At one NPS site the paint on the employee housing is in such poor condition that if you happen to brush against it, it comes off on your clothing like chalk dust. Through some inexpiable bureaucratic ineptness rent was not deducted for several employee housing units for more than a year resulting in a loss of maybe $15,000 to the park. When those in authority were told by seasonal employees that the rent wasn't being deducted from their pay they were told 'not to worry that they would not have to pay before their seasonal terms ended.' The mattresses in these housing units were in such sorry condition that they caused back injuries to employees.
It's probably safe to say that just about everything in our parks needs at least some attention. But completely aside from that, while looking at information about Prehistoric Trackways, I noticed a little tab at the bottom of the page that caught my attention. NO FEAR ACT. Interesting. Here is a link: http://www.doi.gov/pmb/eeo/no-fear-act.cfm Maybe someone should pass this around in some NPS offices.

What needs fixing? Let me count the ways.

In Great Smoky Mountains National Park, the Boogerman Trail, one of most popular trails in the park, has been missing at least four bridges. With the new (acting) superintendent, there's a chance that the main bridge will be replaced. The other three on Caldwell Fork go across smaller streams and may wait a while.

Another popular trail, Ramsey Cascades, is missing a crucial bridge. I'm leading a Friends of the Smokies hike on the trail in May. I sure hope it is fixed by then. I have another candidate hike in my back pocket but Ramsey Cascades is something to see.

The three parks in St. Croix, the Virgin islands, could use a lot more attention. See http://www.nationalparkstraveler.com/2014/02/exploring-parks-christianst...

And Tuskegee National Historic Site where I'm going next could at least have enough personnel to answer the phone.

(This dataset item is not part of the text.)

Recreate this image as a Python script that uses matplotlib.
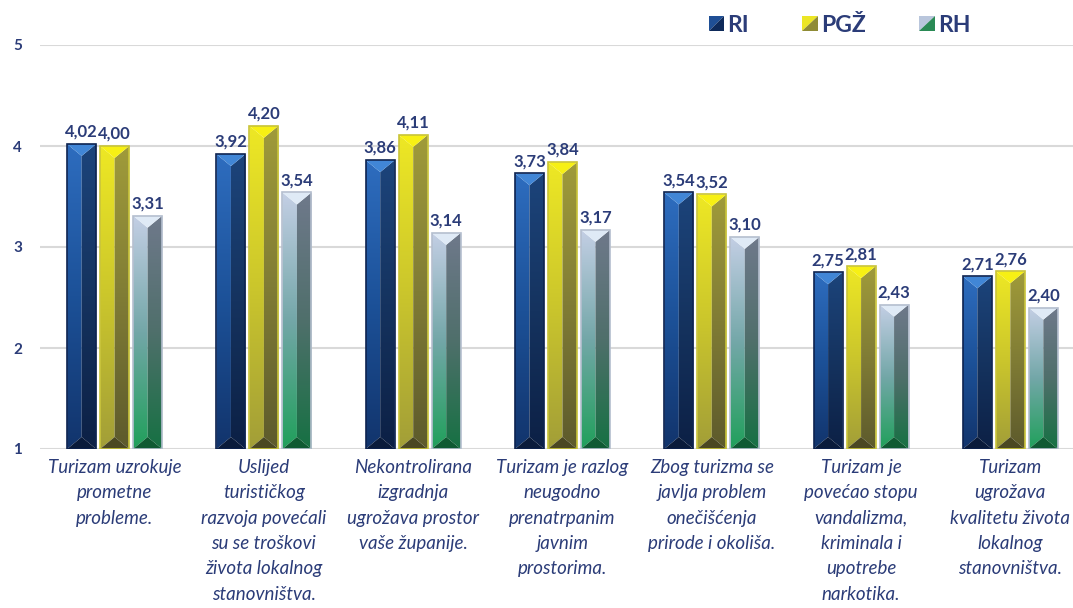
import numpy as np
import matplotlib.pyplot as plt
from matplotlib.patches import Polygon, Patch
from matplotlib.colors import LinearSegmentedColormap
from matplotlib.legend_handler import HandlerBase

plt.rcParams['font.family'] = ['Lato', 'DejaVu Sans']

# --- podaci ---
categories = [
    "Turizam uzrokuje\nprometne\nprobleme.",
    "Uslijed\nturističkog\nrazvoja povećali\nsu se troškovi\nživota lokalnog\nstanovništva.",
    "Nekontrolirana\nizgradnja\nugrožava prostor\nvaše županije.",
    "Turizam je razlog\nneugodno\nprenatrpanim\njavnim\nprostorima.",
    "Zbog turizma se\njavlja problem\nonečišćenja\nprirode i okoliša.",
    "Turizam je\npovećao stopu\nvandalizma,\nkriminala i\nupotrebe\nnarkotika.",
    "Turizam\nugrožava\nkvalitetu života\nlokalnog\nstanovništva.",
]
ri = [4.02, 3.92, 3.86, 3.73, 3.54, 2.75, 2.71]
pgz = [4.00, 4.20, 4.11, 3.84, 3.52, 2.81, 2.76]
rh = [3.31, 3.54, 3.14, 3.17, 3.10, 2.43, 2.40]
series_names = ["RI", "PGŽ", "RH"]
y_ticks = [1, 2, 3, 4, 5]

NAVY = "#2b3c78"

# boje: lijevo lice (gore->dolje), desno lice, vrh, dno, rub
styles = {
    "RI": dict(left=["#2e6dbf", "#1c5198", "#12346c"], right=["#1c447b", "#15335f", "#0c2045"],
               cap="#4186d6", base="#0a1b3b", edge="#0d2350"),
    "PGŽ": dict(left=["#eee824", "#cbc62c", "#a29e38"], right=["#a09b3a", "#807c35", "#5d5a2c"],
                cap="#f7f014", base="#4b4822", edge="#c9c43a"),
    "RH": dict(left=["#c4cfe5", "#73a7a8", "#20a05b"], right=["#6f798b", "#4f6f6b", "#167143"],
               cap="#dfeaf6", base="#0f5a33", edge="#b5bfcf"),
}

W, H, DPI = 1073, 608, 100
fig = plt.figure(figsize=(W / DPI, H / DPI), dpi=DPI)
ax = fig.add_axes([40 / W, 159 / H, 1045 / W, 404 / H])

x = np.arange(len(categories))
bw = 0.195
step = 0.221
ylim = (1, 5)
ax.set_xlim(-0.5, len(categories) - 0.5)
ax.set_ylim(*ylim)

# dubina kosine u jedinicama podataka
ppu_y = 404 / (ylim[1] - ylim[0])
dh = 12 / ppu_y

grad = np.linspace(0, 1, 256).reshape(-1, 1)


def face(verts, colors, x0, x1, y0, y1):
    cmap = LinearSegmentedColormap.from_list("g", colors[::-1])
    poly = Polygon(verts, closed=True, facecolor="none", edgecolor="none")
    ax.add_patch(poly)
    im = ax.imshow(grad, cmap=cmap, extent=[x0, x1, y0, y1], origin="lower",
                   aspect="auto", zorder=2, interpolation="bilinear")
    im.set_clip_path(poly)


for k, (name, vals) in enumerate(zip(series_names, [ri, pgz, rh])):
    st = styles[name]
    bars = ax.bar(x + (k - 1) * step, np.array(vals) - ylim[0], bw, bottom=ylim[0],
                  color="none", edgecolor=st["edge"], linewidth=1.2, zorder=4)
    for b, v in zip(bars, vals):
        x0, y0 = b.get_x(), b.get_y()
        x1, y1 = x0 + b.get_width(), y0 + b.get_height()
        xc = (x0 + x1) / 2
        face([(x0, y0), (x0, y1), (xc, y1 - dh), (xc, y0 + dh)], st["left"], x0, x1, y0, y1)
        face([(xc, y0 + dh), (xc, y1 - dh), (x1, y1), (x1, y0)], st["right"], x0, x1, y0, y1)
        ax.add_patch(Polygon([(x0, y1), (x1, y1), (xc, y1 - dh)], closed=True,
                             facecolor=st["cap"], edgecolor="none", zorder=3))
        ax.add_patch(Polygon([(x0, y0), (x1, y0), (xc, y0 + dh)], closed=True,
                             facecolor=st["base"], edgecolor="none", zorder=3))
        ax.annotate(f"{v:.2f}".replace(".", ","), (xc, y1), xytext=(0, 3),
                    textcoords="offset points", ha="center", va="bottom",
                    fontsize=12, color=NAVY, fontweight="bold")

ax.set_xlim(-0.5, len(categories) - 0.5)
ax.set_ylim(*ylim)

ax.set_yticks(y_ticks)
ax.set_yticklabels([str(t) for t in y_ticks], fontsize=11, fontweight="bold", color=NAVY)
ax.set_xticks(x)
ax.set_xticklabels(categories, fontsize=13.5, fontstyle="italic", color=NAVY, linespacing=1.6,
                   va="top")
ax.tick_params(axis="both", length=0)
ax.tick_params(axis="y", pad=13)
ax.tick_params(axis="x", pad=7)
ax.yaxis.grid(True, color="#d9d9d9", linewidth=1.5, zorder=0)
ax.set_axisbelow(True)
for sp in ax.spines.values():
    sp.set_visible(False)


class BevelHandler(HandlerBase):
    def __init__(self, light, dark):
        super().__init__()
        self.light, self.dark = light, dark

    def create_artists(self, legend, orig_handle, xdescent, ydescent, width, height, fontsize, trans):
        s = height * 0.95
        x0 = -xdescent + width - s
        y0 = -ydescent + (height - s) / 2
        a = Polygon([(x0, y0), (x0, y0 + s), (x0 + s, y0 + s)], closed=True,
                    facecolor=self.light, edgecolor="none", transform=trans)
        b = Polygon([(x0, y0), (x0 + s, y0), (x0 + s, y0 + s)], closed=True,
                    facecolor=self.dark, edgecolor="none", transform=trans)
        return [a, b]


handles = [Patch(label=n) for n in series_names]
hmap = {
    handles[0]: BevelHandler("#1f4f95", "#0e2a5a"),
    handles[1]: BevelHandler("#ece625", "#8f8b36"),
    handles[2]: BevelHandler("#b9c6dc", "#2a8a55"),
}
leg = fig.legend(handles=handles, handler_map=hmap, loc="center",
                 bbox_to_anchor=(838 / W, 1 - 25 / H), ncol=3, frameon=False,
                 fontsize=16.5, handlelength=0.8, handletextpad=0.15, columnspacing=2.2)
for t in leg.get_texts():
    t.set_color(NAVY)
    t.set_fontweight("bold")

fig.savefig("out.png", dpi=DPI)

As a form of cyclic maintenance, a thorough housecleaning of NPS management should be at the top of the list: http://bestplacestowork.org/BPTW/rankings/detail/IN10

Meanwhile, plenty of wasteful, flavor of the month, pet projects are fully funded. The Pro Ranger program first comes to mind as it attempts in their own words to 'create the rangers of the future' while people who are ready to hit the ground running get bypassed so they can expend scarce resources on a program to create a whole other set of candidates who fit the PC criteria. But hey, I guess creating some new wonderful "innovative" program looks a lot better on a resume than just making sure the basics, like maintaining trails, are taken care of.
The real problem is the continued mismanagement. The NPS priorities are so screwed up that they have allowed this problem to grow out of control. From the top of the DOI and all way down we need a serious personnel purge. The priorities I have seen are LE and regulation related, purchases for new guns, tazers, cameras, and "no" signs. Maintenance, visitors and visitor services are last on the list.
According to www.usaspending.gov, Hatteras spent $203K on signs from FY09-FY13. The park spent $74K on weapons and ammo during that same time period. That spending represents 1% of the $27M that NPS contracted in goods and services for Hatteras.
$74K on weapons and ammo seems a bit excessive. 203K on signs is beyond excessive and most we're "closure" related. They collected millions in permit fees but could not afford to pay for lifeguards, something IS wrong here.